Pascal Saint-Amans, who heads the OECD’s tax unit, agreed with Louie that the United States’ network of tax treaties currently contains sufficient protections against base erosion and profit shifting, telling reporters ahead of the June 7 signing ceremony that even though the United States didn’t sign the MLI, it already has tough anti-abuse measures in its treaties, so it’s not a serious problem for the success of the MLI.
How Will This Impact U.S. Taxpayers?
Although the United States did not sign the MLI, the instrument will still impact many U.S. multinational corporations. This is because the MLI will amend many non-U.S. treaties that affect the tax consequences for foreign-to-foreign relationships within multinational groups.

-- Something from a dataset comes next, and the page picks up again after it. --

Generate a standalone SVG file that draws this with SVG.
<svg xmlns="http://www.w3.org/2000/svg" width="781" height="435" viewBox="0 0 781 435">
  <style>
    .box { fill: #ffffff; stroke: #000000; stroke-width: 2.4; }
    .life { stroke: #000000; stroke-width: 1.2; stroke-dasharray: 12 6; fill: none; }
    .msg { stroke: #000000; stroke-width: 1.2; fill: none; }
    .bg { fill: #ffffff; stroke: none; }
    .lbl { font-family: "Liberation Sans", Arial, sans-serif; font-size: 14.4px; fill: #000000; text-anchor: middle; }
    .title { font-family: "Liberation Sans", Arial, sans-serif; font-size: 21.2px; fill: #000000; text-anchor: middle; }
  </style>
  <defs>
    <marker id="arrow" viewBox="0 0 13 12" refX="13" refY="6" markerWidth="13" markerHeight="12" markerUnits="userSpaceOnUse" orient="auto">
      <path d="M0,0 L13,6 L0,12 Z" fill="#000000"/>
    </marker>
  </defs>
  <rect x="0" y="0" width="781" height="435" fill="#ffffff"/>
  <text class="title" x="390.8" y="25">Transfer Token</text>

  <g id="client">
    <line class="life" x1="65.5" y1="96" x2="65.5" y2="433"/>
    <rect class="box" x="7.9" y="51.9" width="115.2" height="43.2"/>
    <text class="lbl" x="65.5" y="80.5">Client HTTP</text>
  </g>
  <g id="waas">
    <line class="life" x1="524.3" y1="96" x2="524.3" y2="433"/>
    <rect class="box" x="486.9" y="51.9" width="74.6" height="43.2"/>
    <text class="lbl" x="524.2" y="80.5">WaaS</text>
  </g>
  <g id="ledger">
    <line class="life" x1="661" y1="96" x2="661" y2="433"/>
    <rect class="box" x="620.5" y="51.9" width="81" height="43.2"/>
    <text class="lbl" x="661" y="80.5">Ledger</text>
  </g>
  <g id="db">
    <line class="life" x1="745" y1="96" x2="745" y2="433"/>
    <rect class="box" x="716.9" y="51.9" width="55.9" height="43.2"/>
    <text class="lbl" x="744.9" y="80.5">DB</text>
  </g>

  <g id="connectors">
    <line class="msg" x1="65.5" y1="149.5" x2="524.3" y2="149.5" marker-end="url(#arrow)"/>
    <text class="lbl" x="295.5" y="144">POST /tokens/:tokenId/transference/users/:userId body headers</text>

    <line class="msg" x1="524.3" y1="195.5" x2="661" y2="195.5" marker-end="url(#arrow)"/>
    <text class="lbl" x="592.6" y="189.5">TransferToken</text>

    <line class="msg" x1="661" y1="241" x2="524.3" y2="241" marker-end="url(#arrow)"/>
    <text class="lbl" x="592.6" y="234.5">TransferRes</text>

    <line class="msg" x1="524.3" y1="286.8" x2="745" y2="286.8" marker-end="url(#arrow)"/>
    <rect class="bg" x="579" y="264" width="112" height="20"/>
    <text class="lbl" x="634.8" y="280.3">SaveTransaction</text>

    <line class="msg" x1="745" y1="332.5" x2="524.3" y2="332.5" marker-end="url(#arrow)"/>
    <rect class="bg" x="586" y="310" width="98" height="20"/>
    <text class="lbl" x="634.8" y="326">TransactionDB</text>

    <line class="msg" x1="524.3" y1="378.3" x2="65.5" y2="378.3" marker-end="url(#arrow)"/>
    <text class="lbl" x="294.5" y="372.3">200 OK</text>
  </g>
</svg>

U.S. multinational corporations should pay particular attention to the provisions regarding the principal purpose test (PPT) and mandatory binding arbitration.
Under the PPT, if one of the principal purposes of transactions or arrangements is to obtain treaty benefits, these benefits would be denied unless it is established that granting these benefits would be in accordance with the object of the provisions of the treaty. The United States embraces the “limitations on benefits” article, which is more objective than the PPT, rather than the PPT which is more subjective. The PPT was embraced by all of the countries that signed the MLI on June 7. As a result of the PPT, U.S. companies will have to ensure that their offshore operations have a valid business purpose beyond a tax benefit; otherwise, they will risk being denied treaty benefits. In addition, the MLI could lead to a higher overall effective tax rate for multinational corporations as a result of the strong anti-avoidance measures. U.S. multinational corporations may need to restructure to try to find the most tax-optimal structure in the post-MLI landscape.
U.S. multinational corporations will also want to monitor which countries adopt the provision for mandatory binding arbitration of cross-border tax disputes, which is part of the Action 14 initiative. Cross-border tax disputes will likely become more common as more countries adopt other concepts from the BEPS project, which will cause more instances of overlapping tax claims. Treaties that include mandatory binding arbitration will provide taxpayers with more certainty and predictability on the resolution of any double taxation disputes that may arise.
Luckily, it will take some time before the MLI will be in full effect, so U.S. multinational corporations will have time to start considering the consequences the MLI may have on them and to plan for any necessary changes to their structures.